Part 1
The Importance of Risk Management Is Hard to Overstate
“People who succeed in the stock market also accept periodic losses, setbacks, and unexpected occurrences. Calamitous drops do not scare them out of the game.” — Peter Lynch
Investing involves dealing with the future. The challenge? The future is inherently uncertain. Thus, risk is inescapable. Investors must confront it. While many investors shy away from risk, it’s what makes the whole game of investing interesting. A job with challenge makes things engaging. A job without challenge is boring. For challenge to be present, there must be risk — the nature of making decisions and what makes it all so fascinating.
Here’s a simple story about risk. Let’s say you make an investment you consider risky. Maybe you buy a stock at $100 today and sell it next year at $200. Was it risky? It depends. Maybe the investment was exposed to many risks that didn’t materialize. Or maybe you bought another stock at $100, and it fell to $50 when you sold, marking a 50% loss. Does that mean it was riskier than the other investment? Not necessarily. The fact that something happened doesn’t mean it was bound to happen. Probable things fail to happen – and improbable things happen – all the time.
Just ask actor Matt Damon, who once said something along these lines when asked, what was the most surprised he had been with a movie that didn’t work out? He thought about it for a few seconds, then said it would be impossible to pick one. The reception is almost always not what he expects. “They’re all bets to a certain degree,” Damon said. “I always tell people, ‘You don’t see the movie before you make it.’ You get the ingredients for whatever you’re cooking, you get to see what ingredients you have to work with, and then you, ‘alright, with all these ingredients, we should be able to make something pretty good.’ But some of them just don’t work.”

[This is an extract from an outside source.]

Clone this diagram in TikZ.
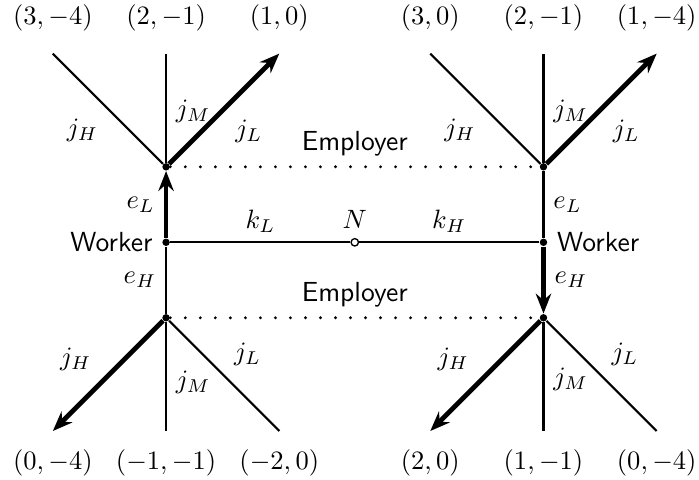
\documentclass[tikz,border=0pt]{standalone}
\usepackage{tikz}
\usetikzlibrary{positioning,arrows.meta}

\begin{document}
\begin{tikzpicture}[
    font=\fontsize{10.4}{12.5}\selectfont,
    agent/.style={circle, fill=black, inner sep=0pt, minimum size=2.8pt},
    hub/.style={circle, draw=black, fill=white, inner sep=0pt, minimum size=2.8pt, line width=0.5pt},
    branch/.style={line width=0.8pt},
    chosen/.style={line width=1.8pt, -{Stealth[length=7.5pt, width=5.8pt, inset=2.5pt]}},
    tie/.style={line width=1.2pt, line cap=round, dash pattern=on 0pt off 5.66pt},
    roles/.style={font=\fontsize{10.4}{12.5}\sffamily}
  ]
    \useasboundingbox (-4.70,-3.14) rectangle (4.56,3.21);
    % workers, employers and the bargaining point
    \node[hub, label={[name=Nlab]above:$N$}] (N) at (0,0) {};
    \node[agent] (wl) at (-2.5,0) {};
    \node[agent] (wr) at (2.5,0) {};
    \node[agent] (elt) at (-2.5,1) {};
    \node[agent] (elb) at (-2.5,-1) {};
    \node[agent] (ert) at (2.5,1) {};
    \node[agent] (erb) at (2.5,-1) {};
    \node[roles, left=0pt of wl] (wllab) {Worker};
    \node[roles, right=0pt of wr] (wrlab) {Worker};
    % branch ends
    \coordinate (lth) at (-4,2.5);
    \coordinate (ltm) at (-2.5,2.5);
    \coordinate (ltl) at (-1,2.5);
    \coordinate (lbh) at (-4,-2.5);
    \coordinate (lbm) at (-2.5,-2.5);
    \coordinate (lbl) at (-1,-2.5);
    \coordinate (rth) at (1,2.5);
    \coordinate (rtm) at (2.5,2.5);
    \coordinate (rtl) at (4,2.5);
    \coordinate (rbh) at (1,-2.5);
    \coordinate (rbm) at (2.5,-2.5);
    \coordinate (rbl) at (4,-2.5);
    % payoffs
    \node[above=5pt of lth] (plth) {$(3,-4)$};
    \node[above=5pt of ltm] (pltm) {$(2,-1)$};
    \node[above=5pt of ltl] (pltl) {$(1,0)$};
    \node[above=5pt of rth] (prth) {$(3,0)$};
    \node[above=5pt of rtm] (prtm) {$(2,-1)$};
    \node[above=5pt of rtl] (prtl) {$(1,-4)$};
    \node[below=3.5pt of lbh] (plbh) {$(0,-4)$};
    \node[below=3.5pt of lbm] (plbm) {$(-1,-1)$};
    \node[below=3.5pt of lbl] (plbl) {$(-2,0)$};
    \node[below=3.5pt of rbh] (prbh) {$(2,0)$};
    \node[below=3.5pt of rbm] (prbm) {$(1,-1)$};
    \node[below=3.5pt of rbl] (prbl) {$(0,-4)$};
    % nature and worker moves
    \draw[branch] (wl) -- node[above] (kl) {$k_L$} (N) -- node[above] (kh) {$k_H$} (wr);
    \draw[chosen] (wl) -- node[left] (ell) {$e_L$} (elt);
    \draw[branch] (wl) -- node[left] (ehl) {$e_H$} (elb);
    \draw[branch] (wr) -- node[right] (elr) {$e_L$} (ert);
    \draw[chosen] (wr) -- node[right] (ehr) {$e_H$} (erb);
    % information sets
    \draw[tie] (elt) -- node[roles, above] (empt) {Employer} (ert);
    \draw[tie] (elb) -- node[roles, above] (empb) {Employer} (erb);
    % employer moves
    \draw[branch] (elt) -- node[below left] (jhlt) {$j_H$} (lth);
    \draw[branch] (elt) -- node[pos=0.47, right] (jmlt) {$j_M$} (ltm);
    \draw[chosen] (elt) -- node[below right] (jllt) {$j_L$} (ltl);
    \draw[chosen] (elb) -- node[pos=0.55, above left] (jhlb) {$j_H$} (lbh);
    \draw[branch] (elb) -- node[pos=0.55, right] (jmlb) {$j_M$} (lbm);
    \draw[branch] (elb) -- node[above right] (jllb) {$j_L$} (lbl);
    \draw[branch] (ert) -- node[below left] (jhrt) {$j_H$} (rth);
    \draw[branch] (ert) -- node[pos=0.47, right] (jmrt) {$j_M$} (rtm);
    \draw[chosen] (ert) -- node[below right] (jlrt) {$j_L$} (rtl);
    \draw[chosen] (erb) -- node[pos=0.55, above left] (jhrb) {$j_H$} (rbh);
    \draw[branch] (erb) -- node[pos=0.53, right] (jmrb) {$j_M$} (rbm);
    \draw[branch] (erb) -- node[above right] (jlrb) {$j_L$} (rbl);
  \end{tikzpicture}
\end{document}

The principle applies to investing in a profound way. You can have all the ingredients to make a sound decision – information, software, knowledge, research – and still make a mistake or sustain a sizeable loss. As Damon said: Some things just don’t work out. Many futures are possible. A portfolio can be set up to withstand 99% of all probabilities but succumb because it’s the remaining 1% that materializes.
In short, return alone says little about the quality of investment decisions. Risk, defined as the possibility of financial loss, is integral to understanding the quality of a decision. The issue? Risk is immeasurable, which makes it hard to recognize, especially when emotions are running high. It’s truly only seen in retrospect.
In bullish times, human psychology leads many investors to overestimate their ability to clearly see risks. The received wisdom is that risk increases in the recessions and falls in booms. In contrast, it may be more helpful to think of risk as increasing during upswings, as financial imbalances build up, and materializing in recessions, noted Andrew Crockett, a British banker and economist. Mostly because of investor psychology, markets generally swing toward or back from one extreme or the other, and Howard Marks has said that participating when prices are high rather than shying away is the main source of risk.
Ebb and flow of a bull market:
- A few prudent people begin to believe things will get better
- Many investors realize improvement is taking place
- Everyone concludes things will be great for a long time, taking on more risk when they probably should be reducing it
Ebb and flow of a bear market
- A few thoughtful investors realize things won’t be this rosy for much longer
- Many other investors realize things are deteriorating
Everyone’s convinced things can only get worse, taking on less risk when they probably should be taking on more
Dealing with risk starts with recognizing it, and human nature is timeless, so there’s plenty to learn from. The dot-com bubble emerged when a belief that risk had vanished. In 2005-2007, a similar thing occurred. And then in 2021, many investors got caught up in the idea that risk was low. They made big bets on stocks that turned out to be at their peaks. Many of them dropped sharply in the first half of 2022, and some gave back all their pandemic-era gains in a few months.
Investors such as Buffett, Marks, Charlie Munger, Stanley Druckenmiller, Bill Miller, Julian Robertson, and others are so good because they’ve not only produced consistently high returns, but they’ve avoided catastrophe. Sure, they’ve had relatively bad years, but no bad year or trade or month did them in. Risk management is a main reason why.
Said Buffett: “Most people get interested in stocks when everyone else is. The time to get interested is when no one else is. You can’t buy what is popular and do well.”